Truth be told, painting is back and has been back in a major way since the early 2000’s both for the art world and the general art-loving public. There has been a renewed embrace of and return to painting and the tradition is very much alive and well. And women painters are kind of ruling it now. It’s very interesting and exciting. Katherine Bernhardt, Marlene Dumas, Nicole Eisenman, Kathy Bradford, and Petra Cortright just to name a few. In the same ways that in skateboarding, all types of moves and all periods of skateboarding are considered fair game now and no longer off-limits (handplants and wallrides are totally valid again), all kinds of painting and all periods of painting are now relevant and there’s less of a “supremacy” of any one kind of painting. In fact, there is NO kind of painting that dominates anything else. We can see a show of figure painting next to a show of gestural abstraction and they can both be relevant and interesting. It seems like Instagram has only accelerated the sense of what’s possible and painters are flourishing in Europe and Asia and Australia, and even places like Iran and Malaysia. Social media has really activated and pollinated a lot of people making art all over the world. Like skateboarding, Art is a language and a tremendous unifier.

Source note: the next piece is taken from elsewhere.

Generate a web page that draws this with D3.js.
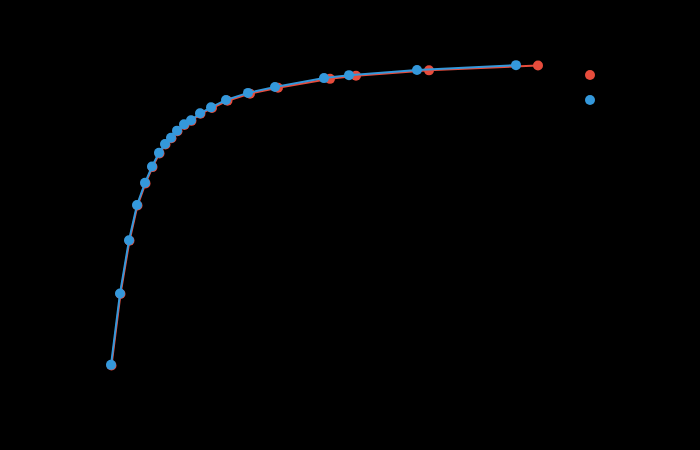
<!DOCTYPE html>
<html>
<head>
<meta charset="utf-8">
<script src="https://cdn.jsdelivr.net/npm/d3@7"></script>
<style>
  html, body { margin: 0; padding: 0; background: #000; }
  svg { display: block; font-family: "DejaVu Sans", sans-serif; }
</style>
</head>
<body>
<div class="chart"></div>
<script>
// series values
const seriesNames = ["Series A", "Series B"]
const redX = [5.15, 6.05, 6.95, 7.75, 8.55, 9.25, 9.95, 10.55, 11.15, 11.75, 12.45, 13.15, 14.05, 15.2, 16.75, 19.0, 21.8, 27.0, 29.6, 36.9, 47.8]
const redY = [12.05, 31.35, 45.75, 55.25, 61.25, 65.65, 69.35, 71.75, 73.45, 75.35, 77.05, 78.15, 80.05, 81.6, 83.6, 85.5, 87.1, 89.5, 90.35, 91.8, 93.1]
const blueX = [5.1, 6.0, 6.9, 7.7, 8.5, 9.2, 9.9, 10.5, 11.1, 11.7, 12.4, 13.1, 14.0, 15.1, 16.6, 18.8, 21.5, 26.4, 28.9, 35.7, 45.6]
const blueY = [12.2, 31.5, 45.9, 55.4, 61.4, 65.8, 69.5, 71.9, 73.6, 75.5, 77.2, 78.3, 80.2, 81.8, 83.8, 85.7, 87.3, 89.7, 90.5, 91.9, 93.2]

const width = 700, height = 450
const margin = { top: 40, right: 140, bottom: 40, left: 60 }

const color = { "Series A": "#e74c3c", "Series B": "#3498db" }

const series = [
    { key: seriesNames[0], values: redX.map((x, i) => ({ x, y: redY[i] })) },
    { key: seriesNames[1], values: blueX.map((x, i) => ({ x, y: blueY[i] })) }
]

const x = d3.scaleLinear()
    .domain([0, 50])
    .range([margin.left, width - margin.right])

const y = d3.scaleLinear()
    .domain([0, 100])
    .range([height - margin.bottom, margin.top])

const svg = d3.select(".chart")
    .append("svg")
    .attr("width", width)
    .attr("height", height)
    .style("background", "#000")

// axes are drawn in black, as in the picture
svg.append("g")
    .attr("transform", `translate(0,${height - margin.bottom})`)
    .call(d3.axisBottom(x).ticks(5))
    .call(g => g.selectAll("path, line").attr("stroke", "#000"))
    .call(g => g.selectAll("text").attr("fill", "#000"))

svg.append("g")
    .attr("transform", `translate(${margin.left},0)`)
    .call(d3.axisLeft(y).ticks(5))
    .call(g => g.selectAll("path, line").attr("stroke", "#000"))
    .call(g => g.selectAll("text").attr("fill", "#000"))

const line = d3.line()
    .x(d => x(d.x))
    .y(d => y(d.y))

const groups = svg.selectAll(".series")
    .data(series)
    .join("g")
    .attr("class", "series")

groups.append("path")
    .attr("fill", "none")
    .attr("stroke", d => color[d.key])
    .attr("stroke-width", 2)
    .attr("d", d => line(d.values))

groups.selectAll("circle")
    .data(d => d.values.map(v => ({ ...v, key: d.key })))
    .join("circle")
    .attr("cx", d => x(d.x))
    .attr("cy", d => y(d.y))
    .attr("r", 5)
    .attr("fill", d => color[d.key])

const legend = svg.append("g")
    .selectAll("g")
    .data(seriesNames)
    .join("g")
    .attr("transform", (d, i) => `translate(590,${75 + i * 25})`)

legend.append("circle")
    .attr("r", 5)
    .attr("fill", d => color[d])

legend.append("text")
    .attr("x", 12)
    .attr("dy", "0.35em")
    .attr("font-size", 12)
    .attr("fill", "#000")
    .text(d => d)
</script>
</body>
</html>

Can you talk a bit about the tennis works you have in the studio?
Several years ago I was on an airline flight and watching a tennis match. Something I wasn’t normally that into but that’s what happens on long flights. I was sketching the match and taking notes about the colors, and somehow decided to try and paint it just from the sketches. The first paintings came out cool and I realized that the geometry creates a nice foil for sloppy, painterly brushstrokes to sit up against. And then the colors of the courts became a thing to play with and it became a recurring subject for a while until last fall when I decided to try and scale up and paint some bigger courts and really let the court color and paint strokes become a central feature in the pieces.
I’ve enjoyed making the tennis pieces precisely because it is a subject I didn’t know much about and also because the compositions double as geometric abstractions. So again, it all comes back to exploring color. The tennis compositions have become a vehicle to explore color in a programmatic way. I’ve turned to using photos as a reference for nailing certain tennis players and their moves and also catching particular details in the crowd and of the referees and ball people. It’s a fascinating and very aesthetic little cosmos… the pro tennis match with refs and fans and brightly colored players. Although I use photos I try and improvise and alter the paintings to express a world closer to the one I really want to inhabit.
The last time I was in a museum was in March right before the lockdown in NYC. I think it’s super important to view things at scale and really pause because we have such short attention spans. There were a few moments where I was really sucked into some works, including a Bacon that normally isn’t something I’d like but maybe it was the mood but I was just floored and it felt different.
Seeing a Bacon painting in person is the way to go; those textures and gestures and the psychological intensity of his characters doesn’t come through in books or jpegs. Good paintings are fundamentally analog and the mechanics and optics work best when viewed in real-time.
What was your last museum visit or last time you saw something that really connected with or just hit you?
Amy Sillman curated this fantastic room of paintings pulled from MOMA’s permanent collection. I saw this show, “The Shape of Shapes” in March and I loved it for seeing the odd works of painter’s I love and also the way certain paintings were juxtaposed with other works. There was a really trippy, angular Schnabel painting there.
Would you describe your work as more process or feeling driven?
My painting absolutely depends on feeling and expressing certain feelings, but it’s a process that gets me there. My studio practice is very disciplined but feelings and expressing these feelings are at the core of my interest and explorations of color and subjects.
What’s next for Brian Lotti?
I have some smaller paintings in a group show my friend Louis Schmidt curated for the Droste Gallery in Germany, and have a painting in a group show at the Pit gallery in Los Angeles this fall. Other than this I’m stacking works for a proper solo show next year, details coming early spring. Thanks for the Q’s Anthony and cheers to this cool and quirky brand Weed Sport, super fun stuff!